Kate at The Five F's Blog has been doing a Life Circle focus on her blog since September. I only discovered this this morning, having stumbled on her blog by roaming from place to place to place as I was up with my poorly stomach.
Although it started in September, she has kindly said that I can join in and catch up. I have been thinking a lot about myself because of the course I have been doing with work about why I teach what I teach. I thought I'd extend it out into my personal life because I think that now is a good time to be looking inside me and I'm fairly sure I can do it without crying.
The first section was The Wheel of Life.
As Kate points out, how would my wheel turn? Well, it would wobble like anything.
Romance - 9 - my man is lovely. Amazing. Hardworking. Loving. Lots of positive words.
Finance - 8 - we aren't too badly off. We work hard, we both have jobs, we have enough money to pay what we need to pay and keep a bit back to spend on things we want. It gets a lower mark because I am still in my overdraft every month, although that is getting better!
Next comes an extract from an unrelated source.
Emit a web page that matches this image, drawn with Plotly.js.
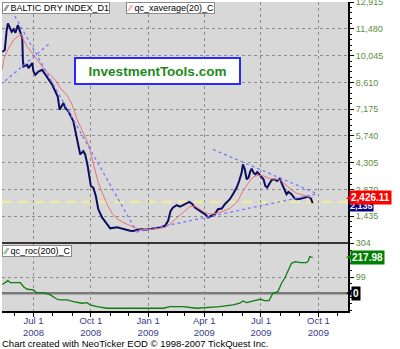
<!DOCTYPE html>
<html>
<head>
<meta charset="utf-8">
<script src="https://cdn.plot.ly/plotly-3.0.1.min.js"></script>
<style>html,body{margin:0;padding:0;background:#fff;}#chart{width:400px;height:349px;}</style>
</head>
<body>
<div id="chart"></div>
<script>
// ---- data ----
const bdiDates = ['2008-05-12','2008-05-16','2008-05-19','2008-05-21','2008-05-23','2008-05-27','2008-05-30','2008-06-02','2008-06-06','2008-06-11','2008-06-13','2008-06-14','2008-06-15','2008-06-21','2008-06-23','2008-06-29','2008-07-01','2008-07-04','2008-07-09','2008-07-15','2008-07-20','2008-07-25','2008-07-31','2008-08-05','2008-08-09','2008-08-12','2008-08-15','2008-08-18','2008-08-21','2008-08-26','2008-09-03','2008-09-09','2008-09-14','2008-09-19','2008-09-22','2008-09-26','2008-09-29','2008-10-01','2008-10-05','2008-10-09','2008-10-13','2008-10-19','2008-10-27','2008-11-01','2008-11-12','2008-11-17','2008-11-28','2008-12-03','2008-12-08','2008-12-19','2008-12-27','2009-01-04','2009-01-12','2009-01-20','2009-01-28','2009-02-02','2009-02-06','2009-02-10','2009-02-16','2009-02-21','2009-02-26','2009-03-04','2009-03-08','2009-03-13','2009-03-17','2009-03-25','2009-04-02','2009-04-07','2009-04-13','2009-04-18','2009-04-23','2009-04-29','2009-05-04','2009-05-12','2009-05-17','2009-05-23','2009-05-27','2009-05-31','2009-06-02','2009-06-05','2009-06-08','2009-06-11','2009-06-14','2009-06-16','2009-06-19','2009-06-22','2009-06-25','2009-06-30','2009-07-05','2009-07-08','2009-07-11','2009-07-14','2009-07-18','2009-07-23','2009-07-27','2009-07-31','2009-08-03','2009-08-07','2009-08-11','2009-08-14','2009-08-19','2009-08-24','2009-08-27','2009-09-04','2009-09-09','2009-09-15','2009-09-19','2009-09-22'];
const bdiVals = [10247,10354,11421,11779,11635,11330,11459,11277,11688,11245,10994,9820,9462,9553,9377,9644,9196,9020,9196,9286,9020,8753,8486,8128,7845,7152,7312,7509,7242,7061,6527,5550,4750,4926,4750,4126,3416,3058,2973,2524,1815,1372,1014,785,838,785,710,656,640,747,710,747,785,838,923,1190,1724,1905,2028,1948,2028,2135,2204,2081,1905,1724,1548,1372,1457,1548,1815,1852,2081,2348,2615,2973,3325,3773,4216,3949,3416,3506,3859,3987,3773,3683,3805,3592,3416,3058,2973,3149,3378,3416,3325,3453,3240,2882,2615,2738,2615,2386,2348,2386,2439,2492,2386,2135];

const avgDates = ['2008-05-12','2008-05-14','2008-05-22','2008-05-30','2008-06-07','2008-06-11','2008-06-15','2008-06-21','2008-06-29','2008-07-09','2008-07-17','2008-07-25','2008-08-05','2008-08-13','2008-08-24','2008-09-01','2008-09-09','2008-09-19','2008-09-27','2008-10-02','2008-10-08','2008-10-13','2008-10-19','2008-10-27','2008-11-04','2008-11-12','2008-11-22','2008-12-03','2008-12-14','2008-12-24','2009-01-04','2009-01-12','2009-01-20','2009-01-28','2009-02-05','2009-02-13','2009-02-21','2009-03-01','2009-03-09','2009-03-17','2009-03-25','2009-04-02','2009-04-10','2009-04-18','2009-04-29','2009-05-12','2009-05-25','2009-06-02','2009-06-11','2009-06-19','2009-06-27','2009-07-05','2009-07-15','2009-07-26','2009-08-03','2009-08-11','2009-08-19','2009-08-27','2009-09-07','2009-09-15','2009-09-22'];
const avgVals = [9286,9820,10445,10887,11101,11208,10887,10530,10178,9729,9377,9110,8753,8310,7925,7418,6618,5908,5284,4659,3949,3240,2706,2081,1601,1308,1094,923,785,710,710,747,785,838,1014,1281,1494,1724,1959,1975,1815,1638,1548,1574,1670,1852,2258,2791,3240,3560,3629,3592,3453,3416,3325,3058,2845,2669,2562,2492,2426.11];

const rocDates = ['2008-05-12','2008-05-21','2008-05-25','2008-06-10','2008-06-15','2008-06-21','2008-07-01','2008-07-06','2008-07-17','2008-07-28','2008-08-08','2008-08-13','2008-08-24','2008-09-03','2008-09-17','2008-09-25','2008-09-30','2008-10-11','2008-10-27','2008-11-12','2008-11-28','2008-12-19','2009-01-09','2009-01-25','2009-02-05','2009-02-26','2009-03-20','2009-04-05','2009-04-26','2009-05-17','2009-05-28','2009-06-02','2009-06-08','2009-06-19','2009-06-30','2009-07-07','2009-07-14','2009-07-20','2009-07-28','2009-08-03','2009-08-08','2009-08-14','2009-08-19','2009-08-25','2009-09-02','2009-09-12','2009-09-15','2009-09-17','2009-09-22'];
const rocVals = [53.5,76.6,64.4,64.4,40.1,24.3,20.1,3.6,3.6,-10.3,-36.5,-40.7,-40.7,-51.1,-60.8,-57.2,-71.1,-81.5,-91.2,-91.2,-95.5,-95.5,-95.5,-91.2,-81.5,-81.5,-91.2,-87.6,-81.5,-71.1,-60.8,-46.8,-57.2,-46.8,-36.5,-45,-45,0,9.7,60.8,91.2,141.7,182.4,192.1,186,186,198.2,222.5,217.98];

// trend lines drawn on the chart (start / end)
const trendDates = [['2008-06-01','2008-12-13'],['2008-05-09','2008-07-27'],['2008-12-13','2009-09-26'],['2009-04-15','2009-09-27']];
const trendVals  = [[12168,640],[8486,10711],[587,2615],[5017,2669]];

const refLevel = 2204;

const xTickVals = ['2008-07-01','2008-10-01','2009-01-01','2009-04-01','2009-07-01','2009-10-01'];
const xTickText = ['Jul 1<br>2008','Oct 1<br>2008','Jan 1<br>2009','Apr 1<br>2009','Jul 1<br>2009','Oct 1<br>2009'];
const yTickVals = [1435,2870,4305,5740,7175,8610,10045,11480,12915];
const yTickText = ['1,435','2,870','4,305','5,740','7,175','8,610','10,045','11,480','12,915'];
const y2TickVals = [99,304];
const y2TickText = ['99','304'];

// ---- layout helpers (pixel -> paper) ----
const L = 2, R = 348, T = 2, B = 311;
const PX = x => (x - L) / (R - L);
const PY = y => (B - y) / (B - T);
const split = PY(243);

const FONT = "Arial, 'Liberation Sans', sans-serif";
const gridC = '#8c8c8c';
const tickGreen = '#5a8f3a';

const traces = [
  {x: bdiDates, y: bdiVals, xaxis:'x', yaxis:'y', mode:'lines', line:{color:'#0c0c62', width:2}},
  {x: avgDates, y: avgVals, xaxis:'x', yaxis:'y', mode:'lines', line:{color:'#f07070', width:1}},
  {x: rocDates, y: rocVals, xaxis:'x', yaxis:'y2', mode:'lines', line:{color:'#0f7d0f', width:1.3}}
];
trendDates.forEach((d,i) => traces.push({x:d, y:trendVals[i], xaxis:'x', yaxis:'y', mode:'lines',
  line:{color:'#7878ff', width:1.3, dash:'dot'}}));

const last = a => a[a.length-1];

const layout = {
  width: 400, height: 349,
  margin: {l: L, r: 400 - R, t: T, b: 349 - B, pad: 0},
  paper_bgcolor: '#ffffff', plot_bgcolor: '#d8d8d8',
  showlegend: false,
  xaxis: {
    type:'date', range:['2008-05-11 12:00','2009-11-17 14:00'], anchor:'y2',
    tickmode:'array', tickvals:xTickVals, ticktext:xTickText,
    tickfont:{family:FONT, size:9.5, color:'#3a3a8e'},
    ticks:'outside', ticklen:4, tickcolor:'#000', ticklabelstandoff:-4,
    showgrid:true, gridcolor:gridC, griddash:'dot', gridwidth:1,
    showline:true, linecolor:'#000', linewidth:1.5, zeroline:false,
    minor:{dtick:'M1', tick0:'2008-05-01', ticks:'outside', ticklen:3, tickcolor:'#000', showgrid:false}
  },
  yaxis: {
    domain:[split, 1], range:[0, 12925], side:'right', anchor:'x',
    tickmode:'array', tickvals:yTickVals, ticktext:yTickText, ticklabeloverflow:'allow',
    tickfont:{family:FONT, size:9, color:tickGreen},
    ticks:'outside', ticklen:4, tickcolor:'#000',
    showgrid:true, gridcolor:gridC, griddash:'dot', gridwidth:1,
    showline:true, linecolor:'#000', linewidth:2, zeroline:false,
    minor:{dtick:287, tick0:0, ticks:'outside', ticklen:2, tickcolor:'#000', showgrid:false}
  },
  yaxis2: {
    domain:[0, split], range:[-108, 306], side:'right', anchor:'x',
    tickmode:'array', tickvals:y2TickVals, ticktext:y2TickText, ticklabeloverflow:'allow',
    tickfont:{family:FONT, size:9, color:tickGreen},
    ticks:'outside', ticklen:4, tickcolor:'#000',
    showgrid:true, gridcolor:gridC, griddash:'dot', gridwidth:1,
    showline:true, linecolor:'#000', linewidth:2, zeroline:false,
    minor:{dtick:41, tick0:99, ticks:'outside', ticklen:2, tickcolor:'#000', showgrid:false}
  },
  shapes: [
    {type:'line', xref:'paper', yref:'y', x0:0, x1:1, y0:refLevel, y1:refLevel, layer:'below',
     line:{color:'#efeba6', width:2.5, dash:'10px,6px'}},
    {type:'line', xref:'paper', yref:'y2', x0:0, x1:1, y0:0, y1:0, layer:'below',
     line:{color:'#7a7a7a', width:2.5}},
    {type:'line', xref:'paper', yref:'paper', x0:0, x1:1, y0:split, y1:split,
     line:{color:'#000', width:1.5}}
  ],
  annotations: [
    {xref:'paper', yref:'paper', x:PX(2), y:PY(2), xanchor:'left', yanchor:'top', showarrow:false,
     text:"<span style='color:#0c0c62'>⁄⁄</span> BALTIC DRY INDEX_D1", font:{family:FONT, size:9, color:'#000'},
     bgcolor:'#fff', bordercolor:'#8a8a8a', borderwidth:1, borderpad:0},
    {xref:'paper', yref:'paper', x:PX(126), y:PY(2), xanchor:'left', yanchor:'top', showarrow:false,
     text:"<span style='color:#f07070'>⁄⁄</span> qc_xaverage(20)_C", font:{family:FONT, size:9, color:'#000'},
     bgcolor:'#fff', bordercolor:'#8a8a8a', borderwidth:1, borderpad:0},
    {xref:'paper', yref:'paper', x:PX(2), y:PY(245), xanchor:'left', yanchor:'top', showarrow:false,
     text:"<span style='color:#0f7d0f'>⁄⁄</span> qc_roc(200)_C", font:{family:FONT, size:9, color:'#000'},
     bgcolor:'#fff', bordercolor:'#8a8a8a', borderwidth:1, borderpad:0},
    {xref:'paper', yref:'paper', x:PX(157.5), y:PY(71), xanchor:'center', yanchor:'middle', showarrow:false,
     text:'InvestmentTools.com', font:{family:FONT, size:13.5, color:'#1e8a1e', weight:'bold'},
     bgcolor:'#fff', bordercolor:'#2a2aff', borderwidth:2, borderpad:4, width:155, height:16},
    {xref:'paper', yref:'paper', x:PX(0), y:PY(343), xanchor:'left', yanchor:'middle', showarrow:false,
     text:'Chart created with NeoTicker EOD © 1998-2007 TickQuest Inc.', font:{family:FONT, size:9.5, color:'#000'}},
    // last-value labels on the right axis (blue one sits partly under the red one, as in the reference)
    {xref:'paper', yref:'y', x:PX(349), y:last(bdiVals)-150, xanchor:'left', yanchor:'middle', showarrow:false,
     text:'2,135', font:{family:FONT, size:9, color:'#fff', weight:'bold'}, bgcolor:'#000080', borderpad:0},
    {xref:'paper', yref:'y', x:PX(344), y:last(avgVals), xanchor:'left', yanchor:'middle', showarrow:false,
     text:'◀', font:{family:'DejaVu Sans', size:7, color:'#ff0000'}},
    {xref:'paper', yref:'y', x:PX(349), y:last(avgVals), xanchor:'left', yanchor:'middle', showarrow:false,
     text:'2,426.11', font:{family:FONT, size:10, color:'#fff', weight:'bold'}, bgcolor:'#ff0000', borderpad:1},
    {xref:'paper', yref:'y2', x:PX(344), y:last(rocVals), xanchor:'left', yanchor:'middle', showarrow:false,
     text:'◀', font:{family:'DejaVu Sans', size:7, color:'#008000'}},
    {xref:'paper', yref:'y2', x:PX(349.5), y:last(rocVals), xanchor:'left', yanchor:'middle', showarrow:false,
     text:'217.98', font:{family:FONT, size:10, color:'#fff', weight:'bold'}, bgcolor:'#008000', borderpad:1},
    {xref:'paper', yref:'y2', x:PX(344), y:0, xanchor:'left', yanchor:'middle', showarrow:false,
     text:'◀', font:{family:'DejaVu Sans', size:7, color:'#000'}},
    {xref:'paper', yref:'y2', x:PX(350.5), y:0, xanchor:'left', yanchor:'middle', showarrow:false,
     text:'0', font:{family:FONT, size:10, color:'#fff', weight:'bold'}, bgcolor:'#000', borderpad:1}
  ]
};

Plotly.newPlot('chart', traces, layout, {displayModeBar:false, staticPlot:true});
</script>
</body>
</html>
Environment - 7 - we're decorating and moving things around and I don't like it, but I know it'll be great when it's done. Because I have work to do as well though, it's not getting done as fast as it should do. Or if I'm doing that then I'm not working.
Friends and Family - After Rich died I really learnt who my friends and family were. Well, my family were my family, and they were obviously going to be fabulous, because I have a fabulous family. They have been fabulous forever, and always will be. Friends, well, they altered. Some that were more mates became friends. Some that were friends have drifted away, because they didn't know what to say. I've also met new people since being with J, and that means that I have friends that are our friends, who don't know the Darkness of the Dark Times after the accident. In some ways, that is refreshing.
Personal Development - 5- now we're getting to the nitty gritty...... I'm on a course at the moment, and it's making me look at how I teach, and why I teach what I teach. In my own life though, my not a teacher life, I'm finding a gap. My not-so-much-a-mother gap (now that the AC is 8) was going to be filled with quilting and knitting and so forth, but instead is filled with work. My reading-on-the-ipad-is-quicker gap is filled with work. My evenings are filled with work. My early mornings are filled with work. Could it be I work too much?
Health - 6 - I'm up and down. My knee is increasingly painful, which could mean another operation. I feel sick after almost everything I eat now. The lump on my head is getting larger. Some things are improving with the change in diet and the caffiene headache only took 5 days, but I'm not right. I could always go to the doctor! I live in England, we have an NHS to be proud of. I just...... I don't know. it might even be just finding the time.
Career - 8 - I love my job. I know. Look at the PD section. But I do. I love being with the children, I love teaching, I love the SEN aspect, I love the results, but the amount of work is getting me right down in the dumps, particularly because most of it is pointless. Utterly pointless. More pointless than that. However, I've ordered a daybook which will make life a bit easier for me personally and for the TA's, but will mean a tiny bit more work - but more work which makes sense, as opposed to more work which doesn't.
Fun and Recreation - 5 - It's not a great score. Some of that is winter related - we don't go up to the flying field in the winter, I don't spend my weekends sat in the sunshine (working) chatting to people about everything then eating picnics and chilling out. I want to do more stuff for me. But I'm working.
I seem to be blaming that for everything :-( I keep being told to work smarter - but how?